■ GOAL OF THE EXERCISE ■
Print the listing from its top line through the line containing "Arial, Helvetica, sans-serif';", nothing more, and leave out the pictures.

* begin *

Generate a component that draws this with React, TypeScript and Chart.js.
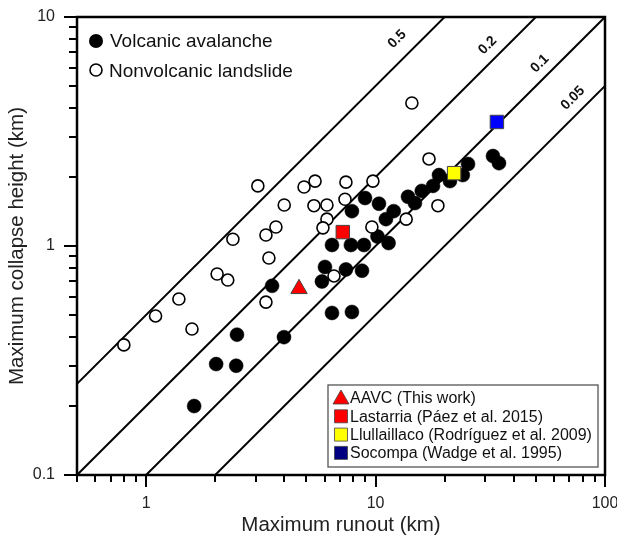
import React, { useEffect, useRef } from 'react';
import { Chart, registerables } from 'chart.js';

Chart.register(...registerables);

const FONT = '"Liberation Sans", Arial, Helvetica, sans-serif';

// Volcanic avalanches (filled circles)
const volcanicRunout = [1.62, 2.02, 2.47, 2.49, 3.54, 3.99, 6.46, 7.81, 8.9, 10.2, 7.89, 9.0, 10.35, 6.02, 5.84, 7.43, 8.73, 6.46, 7.89, 12.0, 11.1, 11.4, 13.85, 14.85, 15.9, 17.8, 18.9, 21.1, 24.0, 25.3, 32.5, 34.5];
const volcanicHeight = [0.2, 0.305, 0.3, 0.41, 0.67, 0.4, 1.01, 1.01, 1.01, 1.1, 1.42, 1.62, 1.53, 0.81, 0.7, 0.79, 0.78, 0.51, 0.515, 1.42, 1.31, 1.03, 1.64, 1.54, 1.74, 1.83, 2.04, 1.92, 2.04, 2.28, 2.47, 2.3];

// Nonvolcanic landslides (open circles)
const nonvolcanicRunout = [0.8, 1.1, 1.39, 1.585, 2.04, 2.27, 2.39, 3.07, 3.33, 3.33, 3.68, 3.43, 4.0, 4.88, 5.45, 5.39, 6.14, 6.14, 5.9, 7.36, 7.43, 9.74, 9.64, 6.59, 13.6, 17.1, 18.7, 14.4];
const nonvolcanicHeight = [0.37, 0.495, 0.587, 0.434, 0.755, 0.71, 1.07, 1.83, 0.569, 1.117, 1.21, 0.886, 1.51, 1.81, 1.92, 1.5, 1.51, 1.31, 1.2, 1.6, 1.9, 1.92, 1.21, 0.74, 1.31, 2.4, 1.5, 4.21];

// Highlighted deposits
const specialNames = ['AAVC (This work)', 'Lastarria (Páez et al. 2015)', 'Llullaillaco (Rodríguez et al. 2009)', 'Socompa (Wadge et al. 1995)'];
const specialRunout = [4.64, 7.2, 22.0, 33.8];
const specialHeight = [0.65, 1.15, 2.08, 3.48];
const specialColors = ['#ff0000', '#ff0000', '#ffff00', '#0000ff'];
const specialLegendColors = ['#ff0000', '#ff0000', '#ffff00', '#000080'];
const specialStyles = ['triangle', 'rect', 'rect', 'rect'];

// H/L reference lines
const ratioValues = [0.5, 0.2, 0.1, 0.05];
const ratioLabels = ['0.5', '0.2', '0.1', '0.05'];
const ratioLabelRunout = [14.1, 34.0, 57.0, 80.1];
const ratioLabelOffset = [18, 14, 13, 14];

// Axes
const xRange = [0.5, 100];
const yRange = [0.1, 10];
const xTicks = [0.5, 0.6, 0.7, 0.8, 0.9, 1, 2, 3, 4, 5, 6, 7, 8, 9, 10, 20, 30, 40, 50, 60, 70, 80, 90, 100];
const xMajor = [1, 10, 100];
const yTicks = [0.1, 0.2, 0.3, 0.4, 0.5, 0.6, 0.7, 0.8, 0.9, 1, 2, 3, 4, 5, 6, 7, 8, 9, 10];
const yMajor = [0.1, 1, 10];

const topLegend = ['Volcanic avalanche', 'Nonvolcanic landslide'];

const isMajor = (list: number[], v: number) => list.some((m) => Math.abs(m - v) < 1e-9);

const decorPlugin = {
  id: 'decor',
  afterDraw(chart: any) {
    const { ctx, chartArea: a, scales } = chart;
    const xs = scales.x;
    const ys = scales.y;
    ctx.save();

    // frame
    ctx.strokeStyle = '#000';
    ctx.lineWidth = 2.5;
    ctx.strokeRect(a.left, a.top, a.right - a.left, a.bottom - a.top);

    // ticks
    ctx.lineWidth = 2;
    ctx.beginPath();
    for (const t of xs.ticks) {
      const px = Math.round(xs.getPixelForValue(t.value));
      const len = isMajor(xMajor, t.value) ? 12 : 7;
      ctx.moveTo(px, a.bottom);
      ctx.lineTo(px, a.bottom + len);
    }
    for (const t of ys.ticks) {
      const py = Math.round(ys.getPixelForValue(t.value));
      const len = isMajor(yMajor, t.value) ? 13 : 8;
      ctx.moveTo(a.left, py);
      ctx.lineTo(a.left - len, py);
    }
    ctx.stroke();

    // ratio labels
    ctx.save();
    ctx.beginPath();
    ctx.rect(a.left, a.top, a.right - a.left, a.bottom - a.top);
    ctx.clip();
    ctx.fillStyle = '#111';
    ctx.font = `bold 14px ${FONT}`;
    ctx.textAlign = 'center';
    ctx.textBaseline = 'middle';
    ratioValues.forEach((r, i) => {
      const x1 = ratioLabelRunout[i];
      const x2 = x1 * 2;
      const p1x = xs.getPixelForValue(x1);
      const p1y = ys.getPixelForValue(r * x1);
      const p2x = xs.getPixelForValue(x2);
      const p2y = ys.getPixelForValue(r * x2);
      const dx = p2x - p1x;
      const dy = p2y - p1y;
      const len = Math.hypot(dx, dy);
      const nx = dy / len;
      const ny = -dx / len;
      const off = ratioLabelOffset[i];
      ctx.save();
      ctx.translate(p1x + nx * off, p1y + ny * off);
      ctx.rotate(Math.atan2(dy, dx));
      ctx.fillText(ratioLabels[i], 0, 0);
      ctx.restore();
    });
    ctx.restore();

    // top-left legend
    ctx.font = `19px ${FONT}`;
    ctx.textAlign = 'left';
    ctx.textBaseline = 'middle';
    const lx = a.left + 19;
    ctx.beginPath();
    ctx.arc(lx, a.top + 24, 7, 0, Math.PI * 2);
    ctx.fillStyle = '#000';
    ctx.fill();
    ctx.fillStyle = '#111';
    ctx.fillText(topLegend[0], a.left + 33, a.top + 25);
    ctx.beginPath();
    ctx.arc(lx, a.top + 53, 6, 0, Math.PI * 2);
    ctx.fillStyle = '#fff';
    ctx.fill();
    ctx.lineWidth = 1.6;
    ctx.strokeStyle = '#000';
    ctx.stroke();
    ctx.fillStyle = '#111';
    ctx.fillText(topLegend[1], a.left + 32, a.top + 55);

    // bottom-right legend box
    ctx.font = `16px ${FONT}`;
    let maxW = 0;
    specialNames.forEach((n) => { maxW = Math.max(maxW, ctx.measureText(n).width); });
    const boxW = Math.max(270, maxW + 28);
    const boxH = 82;
    const bx = a.right - 7 - boxW;
    const by = a.bottom - 8 - boxH;
    ctx.fillStyle = '#fff';
    ctx.fillRect(bx, by, boxW, boxH);
    ctx.strokeStyle = '#555';
    ctx.lineWidth = 1.3;
    ctx.strokeRect(bx, by, boxW, boxH);
    specialNames.forEach((n, i) => {
      const cy = by + 13 + i * 18.3;
      const cx = bx + 13;
      ctx.fillStyle = specialLegendColors[i];
      ctx.strokeStyle = '#444';
      ctx.lineWidth = 0.8;
      ctx.beginPath();
      if (specialStyles[i] === 'triangle') {
        ctx.moveTo(cx, cy - 8);
        ctx.lineTo(cx + 8, cy + 6);
        ctx.lineTo(cx - 8, cy + 6);
        ctx.closePath();
      } else {
        ctx.rect(cx - 6.5, cy - 6.5, 13, 13);
      }
      ctx.fill();
      ctx.stroke();
      ctx.fillStyle = '#111';
      ctx.fillText(n, bx + 22, cy + 1);
    });

    ctx.restore();
  },
};

export default function App() {
  const ref = useRef<HTMLCanvasElement | null>(null);

  useEffect(() => {
    if (!ref.current) return;
    const lineSets = ratioValues.map((r) => ({
      type: 'line' as const,
      data: [
        { x: xRange[0], y: r * xRange[0] },
        { x: xRange[1], y: r * xRange[1] },
      ],
      borderColor: '#000',
      borderWidth: 2,
      pointRadius: 0,
      fill: false,
      tension: 0,
    }));
    const chart = new Chart(ref.current, {
      type: 'scatter',
      data: {
        datasets: [
          ...specialNames.map((n, i) => ({
            label: n,
            data: [{ x: specialRunout[i], y: specialHeight[i] }],
            pointStyle: specialStyles[i],
            pointRadius: specialStyles[i] === 'triangle' ? 9.5 : 9.5,
            backgroundColor: specialColors[i],
            borderColor: '#444',
            borderWidth: 1,
          })),
          {
            label: topLegend[1],
            data: nonvolcanicRunout.map((x, i) => ({ x, y: nonvolcanicHeight[i] })),
            pointRadius: 6,
            backgroundColor: '#fff',
            borderColor: '#000',
            borderWidth: 1.6,
          },
          {
            label: topLegend[0],
            data: volcanicRunout.map((x, i) => ({ x, y: volcanicHeight[i] })),
            pointRadius: 7,
            backgroundColor: '#000',
            borderColor: '#000',
            borderWidth: 0.5,
          },
          ...lineSets,
        ] as any,
      },
      options: {
        responsive: false,
        animation: false,
        devicePixelRatio: 1,
        layout: { padding: { top: 17, right: 12, left: 0, bottom: 0 } },
        plugins: { legend: { display: false }, tooltip: { enabled: false } },
        scales: {
          x: {
            type: 'logarithmic',
            min: xRange[0],
            max: xRange[1],
            afterBuildTicks: (s: any) => { s.ticks = xTicks.map((v) => ({ value: v, major: isMajor(xMajor, v) })); },
            afterFit: (s: any) => { s.height = 61; s.paddingLeft = 0; s.paddingRight = 0; },
            grid: { display: false, drawTicks: false },
            border: { display: false },
            ticks: {
              autoSkip: false,
              maxRotation: 0,
              padding: 19,
              color: '#222',
              font: { size: 16, family: FONT },
              callback: (v: any) => (isMajor(xMajor, Number(v)) ? String(v) : ''),
            },
            title: {
              display: true,
              text: 'Maximum runout (km)',
              color: '#222',
              font: { size: 20.5, family: FONT, lineHeight: 1 },
              padding: { top: 0, bottom: 0 },
            },
          },
          y: {
            type: 'logarithmic',
            min: yRange[0],
            max: yRange[1],
            afterBuildTicks: (s: any) => { s.ticks = yTicks.map((v) => ({ value: v, major: isMajor(yMajor, v) })); },
            afterFit: (s: any) => { s.width = 77; s.paddingTop = 0; s.paddingBottom = 0; },
            grid: { display: false, drawTicks: false },
            border: { display: false },
            ticks: {
              autoSkip: false,
              padding: 22,
              color: '#222',
              font: { size: 16, family: FONT },
              callback: (v: any) => (isMajor(yMajor, Number(v)) ? String(v) : ''),
            },
            title: {
              display: true,
              text: 'Maximum collapse height (km)',
              color: '#222',
              font: { size: 20.5, family: FONT, lineHeight: 1 },
              padding: { top: 7, bottom: 0 },
            },
          },
        },
      } as any,
      plugins: [decorPlugin],
    });
    return () => chart.destroy();
  }, []);

  return (
    <div style={{ position: 'fixed', left: 0, top: 0, width: 617, height: 536, background: '#fff' }}>
      <canvas ref={ref} width={617} height={536} style={{ display: 'block' }} />
    </div>
  );
}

* end *

■ ANSWER BELOW ■
Generate a component that draws this with React, TypeScript and Chart.js.
import React, { useEffect, useRef } from 'react';
import { Chart, registerables } from 'chart.js';

Chart.register(...registerables);

const FONT = '"Liberation Sans", Arial, Helvetica, sans-serif';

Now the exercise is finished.